The results came as Medibank signed up 49,000 new policyholders during the period, including 17,600 to the Medibank brand, bucking the trend of people — particularly the young and healthy — withdrawing from health insurance in recent years.
Mr Drummond said the company had “seen a real shift in Australians prioritising their health and wellbeing given COVID and heightened pressure on the public system. This has resulted in the private health insurance proposition becoming more compelling for many Australians, including those who were previously uninsured.”
But Mr Drummond said that, although the private health sector had proved resilient during the pandemic (which led to elective surgery delays and Medibank setting aside $310m to fund the backlog, in line with Australian Prudential Regulatory Authority guidelines), he said it was too early to say that the number of people withdrawing from private health insurance had hit its nadir.
“With Medibank returning to growth, we are going to be bolder with our growth ambitions, with a new policyholder growth target in excess of 3 per cent during FY21,” Mr Drummond said
Benefits paid fell $24.1m, or 0.8 per cent, to $2.82bn.
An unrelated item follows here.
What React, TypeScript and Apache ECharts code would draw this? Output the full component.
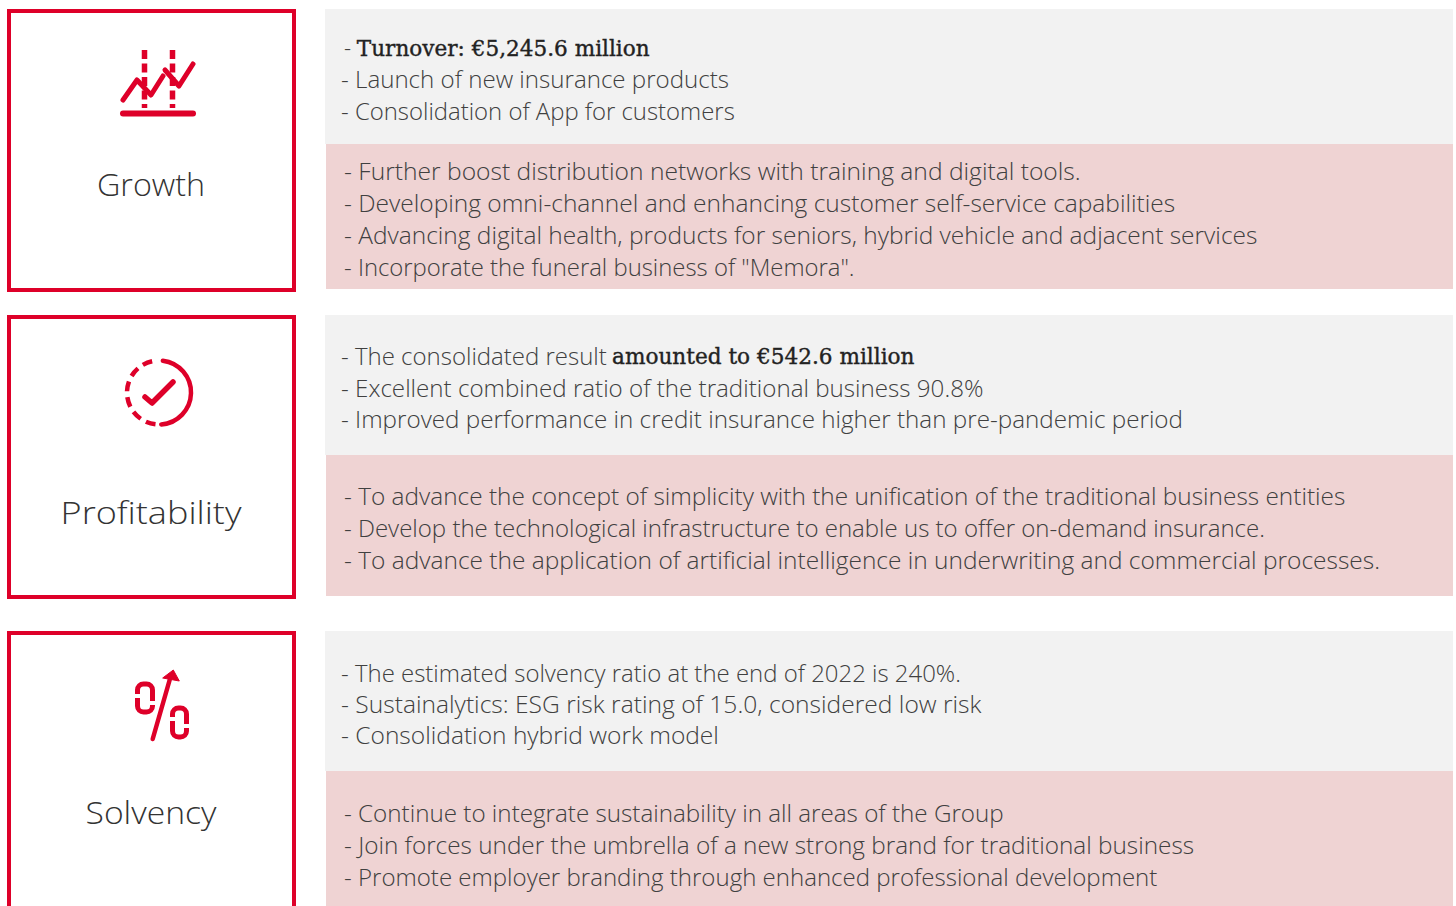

Mr Drummond said this reflected a 1.8 per cent decrease in gross claims expense, which included a $99m COVID-related reduction in claims and risk equalisation payable for the period.
He said the company’s short hospital stay model, which it introduced last year in an effort to reduce out-of-pocket costs, was “gaining traction, with our no gap joint replacement pilot expanding to six regions”.
In August, Medibank made its first foray into hospital ownership, securing a 49 per cent stake in East Sydney Private Hospital in Woolloomooloo — which was established in 2014 and specialises in orthopaedic surgery — in an $8.8m deal.
The insurer said the model was doctor-led and focused on shortening the hospital stays for patients, allowing them to recuperate in their own home, where they would receive follow-up care from a multidisciplinary team, including nurses and allied health professionals such as physiotherapists.
Mr Drummond said Medibank was keen on striking more deals like the East Sydney investment, but stressed that “whatever we do will be led and driven by doctors”.
Medibank’s move into hospital ownership attracted criticism that Australian health insurers were moving to adopt US-style managed care, where health insurers have a great say in where their policyholders are treated and the care they receive.
“Doctors will have majority ownership in whatever we do moving forward because we are very clear that docs will need to continue to have clinical autonomy and continue to manage those facilities — that’s a really important issue for us,” Mr Drummond said.
“We are being approached by doctor-led groups who facilitate some of these new approaches, so you would expect us to do a few more partnerships with doc.
“But you could also expect us to announce some partnerships that may not involve equity with other more traditional hospital owners.”
Medibank shares fell 3.1 per cent to $2.80 on Wednesday, compared with a 1 per cent drop across the broader sharemarket.
Citi analysts Nigel Pittaway and Virad Mathur described Medibank’s results as a “solid beat” and “should be positive for the stock price, although news of the CEO departure in June may offset this to an extent”.
Goldman Sachs analysts Ashley Dalziell and Gerardo Covarrubias also said the result was solid, but agreed that Mr Drummond’s departure could limit share price gains.
“Collectively, we think the result is solid, with improved revenue trends the key highlight, plus less reliance on COVID benefits than was seen in NIB earlier in the week and generally a more conservative approach to deferrals,” they said.
“The retirement of CEO Craig Drummond … is, however, a surprise, and may limit share price reaction to improving business trends.”
Medibank will pay a dividend of 5.8c a share, fully franked, on March 25.